Поздней осенью и в начале зимы в реках, ручьях, протоках, озерах бывает много рыбы – от щуки и окуня до язя и линя; но когда все заваливает метровым снегом, рыба исчезает. Зимой собирают чагу с берез и сдают ее в автолавку, которая приезжает раз в неделю. Чага – березовый черный гриб, очень тяжелый, надо набрать мешок и тащить по снегу несколько верст, труд адский, а платят за чагу гроши.
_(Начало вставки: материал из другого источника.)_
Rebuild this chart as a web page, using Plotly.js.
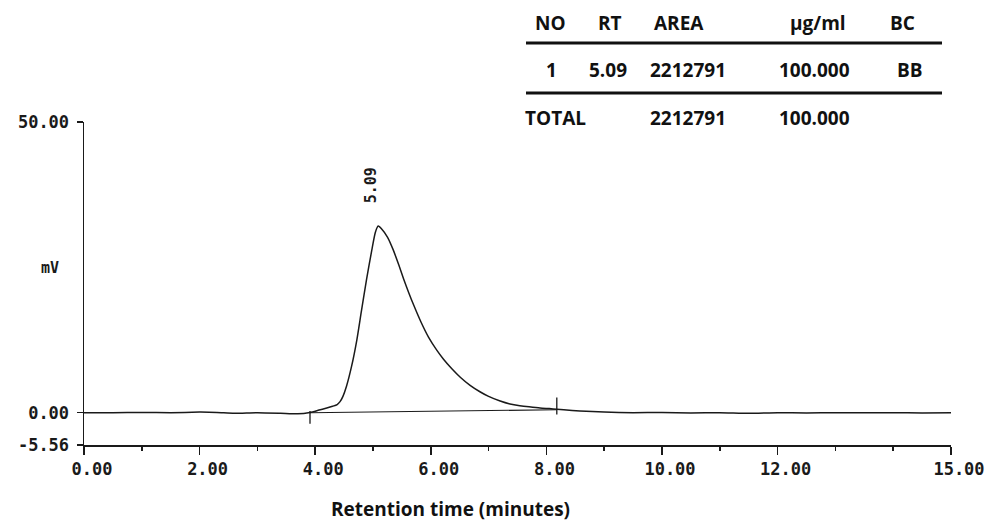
<!DOCTYPE html>
<html>
<head>
<meta charset="utf-8">
<script src="https://cdn.plot.ly/plotly-3.0.1.min.js"></script>
<style>html,body{margin:0;padding:0;background:#fff;}</style>
</head>
<body>
<div id="chart" style="width:985px;height:522px;"></div>
<script>
// ---- data ----
const timeMin = [0, 0.5, 1.0, 1.5, 2.0, 2.3, 2.6, 3.0, 3.4, 3.7, 3.91, 4.05, 4.2, 4.3, 4.38, 4.43, 4.48, 4.54, 4.63, 4.72, 4.80, 4.89, 4.98, 5.04, 5.09, 5.15, 5.25, 5.35, 5.45, 5.53, 5.62, 5.70, 5.83, 5.96, 6.10, 6.22, 6.36, 6.51, 6.68, 6.85, 7.00, 7.20, 7.37, 7.54, 7.70, 7.89, 8.05, 8.18, 8.30, 8.58, 9.0, 9.5, 10.0, 10.5, 11.0, 11.5, 12.0, 12.5, 13.0, 13.5, 14.0, 14.5, 15.0];
const signalMV = [0.0, 0.0, 0.05, 0.0, 0.1, 0.05, -0.1, 0.0, -0.1, -0.2, 0.05, 0.4, 0.8, 1.1, 1.4, 1.9, 2.8, 4.5, 8.0, 12.5, 17.5, 23.0, 28.0, 31.0, 32.1, 31.6, 30.2, 28.0, 25.3, 23.0, 20.6, 18.6, 15.6, 13.0, 10.8, 9.2, 7.6, 6.1, 4.7, 3.6, 2.8, 2.0, 1.5, 1.2, 1.0, 0.8, 0.7, 0.6, 0.5, 0.3, 0.1, 0.0, 0.05, -0.05, 0.0, -0.1, 0.0, -0.05, 0.0, 0.0, 0.0, -0.05, 0.0];
const baselineTime = [3.91, 8.18];
const baselineMV = [0.0, 0.5];
const eventTimes = [3.91, 8.18];
const eventLow = [-1.9, -0.3];
const eventHigh = [0.3, 2.6];
const peakRT = 5.09;
const peakHeight = 32.1;
const peakLabel = "5.09";

const xMajorTicks = [0, 2, 4, 6, 8, 10, 12, 15];
const xMajorLabels = ["0.00", "2.00", "4.00", "6.00", "8.00", "10.00", "12.00", "15.00"];
const xMinorTicks = [1, 3, 5, 7, 9, 11, 13, 14];
const yTicks = [-5.56, 0, 50];
const yLabels = ["-5.56", "0.00", "50.00"];

const tableHeader = ["NO", "RT", "AREA", "µg/ml", "BC"];
const tableRow = ["1", "5.09", "2212791", "100.000", "BB"];
const tableTotal = ["TOTAL", "", "2212791", "100.000", ""];

// ---- layout helpers (pixel -> paper) ----
const W = 985, H = 522;
const M = {l: 84, r: 34, t: 122, b: 77};
const pw = W - M.l - M.r, ph = H - M.t - M.b;
const px = v => (v - M.l) / pw;
const py = v => (H - M.b - v) / ph;

const ink = "#1a1a1a";
const monoFont = {family: "DejaVu Sans Mono", size: 17, color: ink, weight: "bold"};
const tableFont = {family: "Open Sans", size: 19, color: "#111", weight: 700};

const headerX = [550, 610, 679, 818, 902];
const rowX = [551, 608, 688, 814, 910];
const totalX = [555, 0, 688, 814, 0];

const annotations = [];
tableHeader.forEach((t, i) => annotations.push({xref: "paper", yref: "paper", x: px(headerX[i]), y: py(23), text: t, showarrow: false, xanchor: "center", yanchor: "middle", font: tableFont}));
tableRow.forEach((t, i) => annotations.push({xref: "paper", yref: "paper", x: px(rowX[i]), y: py(70), text: t, showarrow: false, xanchor: "center", yanchor: "middle", font: tableFont}));
tableTotal.forEach((t, i) => { if (t) annotations.push({xref: "paper", yref: "paper", x: px(totalX[i]), y: py(118), text: t, showarrow: false, xanchor: "center", yanchor: "middle", font: tableFont}); });

annotations.push({xref: "paper", yref: "paper", x: px(50), y: py(268), text: "mV", showarrow: false, xanchor: "center", yanchor: "middle", font: {family: "DejaVu Sans Mono", size: 15, color: ink, weight: "bold"}});
annotations.push({xref: "x", yref: "y", x: peakRT, y: peakHeight, text: peakLabel, textangle: -90, showarrow: false, xanchor: "center", yanchor: "middle", xshift: -7, yshift: 41, font: {family: "DejaVu Sans Mono", size: 15, color: ink, weight: "bold"}});
annotations.push({xref: "paper", yref: "paper", x: px(450), y: py(509), text: "Retention time (minutes)", showarrow: false, xanchor: "center", yanchor: "middle", font: {family: "Open Sans", size: 19, color: "#111", weight: 700}});

const shapes = [
  {type: "line", xref: "paper", yref: "paper", x0: px(526), x1: px(942), y0: py(43), y1: py(43), line: {color: "#111", width: 3}},
  {type: "line", xref: "paper", yref: "paper", x0: px(526), x1: px(942), y0: py(93), y1: py(93), line: {color: "#111", width: 3}}
];
eventTimes.forEach((t, i) => shapes.push({type: "line", xref: "x", yref: "y", x0: t, x1: t, y0: eventLow[i], y1: eventHigh[i], line: {color: ink, width: 1.3}}));

const traces = [
  {x: timeMin, y: signalMV, type: "scatter", mode: "lines", line: {color: ink, width: 1.5, shape: "spline", smoothing: 0.6}, hoverinfo: "skip"},
  {x: baselineTime, y: baselineMV, type: "scatter", mode: "lines", line: {color: ink, width: 1.1}, hoverinfo: "skip"}
];

const layout = {
  width: W, height: H,
  margin: M,
  paper_bgcolor: "#fff", plot_bgcolor: "#fff",
  showlegend: false,
  xaxis: {
    range: [0, 15], tickmode: "array", tickvals: xMajorTicks, ticktext: xMajorLabels,
    ticks: "outside", ticklen: 8, tickwidth: 1.5, tickcolor: ink,
    minor: {tickmode: "array", tickvals: xMinorTicks, ticks: "outside", ticklen: 4, tickwidth: 1.5, tickcolor: ink},
    showline: true, linecolor: ink, linewidth: 1.5, showgrid: false, zeroline: false,
    tickfont: monoFont, ticklabelshift: 8, ticklabelstandoff: 0, fixedrange: true
  },
  yaxis: {
    range: [-5.56, 50], tickmode: "array", tickvals: yTicks, ticktext: yLabels,
    ticks: "outside", ticklen: 6, tickwidth: 1.5, tickcolor: ink,
    showline: true, linecolor: ink, linewidth: 1.5, showgrid: false, zeroline: false,
    tickfont: monoFont, ticklabelstandoff: 4, fixedrange: true
  },
  annotations: annotations,
  shapes: shapes
};

Plotly.newPlot("chart", traces, layout, {displayModeBar: false, staticPlot: true});
</script>
</body>
</html>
По весне рыбы опять много, но к лету и она кончается, куда-то уходит в дальние омуты, сколько ни кидай спиннинг или удочку, кроме мелкоты ничего не поймаешь. В мае появляются сморчки и строчки – вкуснейшие грибы, но здесь они почему-то не пользуются популярностью… В июне собирают лесную землянику (она уже может принести доход), иногда морошку на болотах, в июле чернику и лесную малину, в августе – бруснику, но главное ягодное золото – клюква идет в сентябре. Настоящие болотные сидельцы (как Колин брат, Женя, по прозвищу «американец») на мшаге, именуемой Коросло, за месяц – если клюквы много – могут собрать тонну-полторы, по два-три пуда в день. Но собрать еще треть дела; вынести с болота три пуда сразу – невозможно, мох проваливается, в глухих местах можно и сгинуть вместе с мешком. Приходится разбивать добычу на три части и тащить с полверсты до велосипеда или мотоцикла. И, наконец, клюкву надо перебрать, сохранить и в конце октября продать разумно оптом, ибо скупщики дают всего лишь полцены.
В свое время у Николая была мечта – скопить деньги на «видик» и открыть в деревне видеосалон, начать собственное дело. Если вспомнить Макса Вебера, капитализм и частное предпринимательство проистекают из лютеранско-кальвинистского аскетизма: упорный труд, бережливое преумножение первоначального капитала – залог подлинной жизни. Труженик, успешно возделывающий свою ниву, тратящий много меньше, чем получает, – прообраз праведника и одновременно эмбрион зарождающейся эпохи человеческого процветания. Заработанные деньги нельзя тратить на себя, их нужно вкладывать в дело и жить, как в монастыре, – и тогда будет шанс оправдаться перед Богом.
Всем известно, что в деревне денег мало и кредит взять негде. Но если они появляются, потратить их не на что, а сохранить очень сложно. Когда охают над сельской нищетой, не понимают, что деньги, даже в относительно небольшом количестве, для современной деревенской жизни чаще зло, чем добро. Немногие «крепкие мужики» («кулаки» по советской терминологии), обустраивающие свое хозяйство и умеренно пьющие, в основном люди полугородские. В той или иной степени они прошли через городскую жизнь: для них «золотой телец» не так опасен.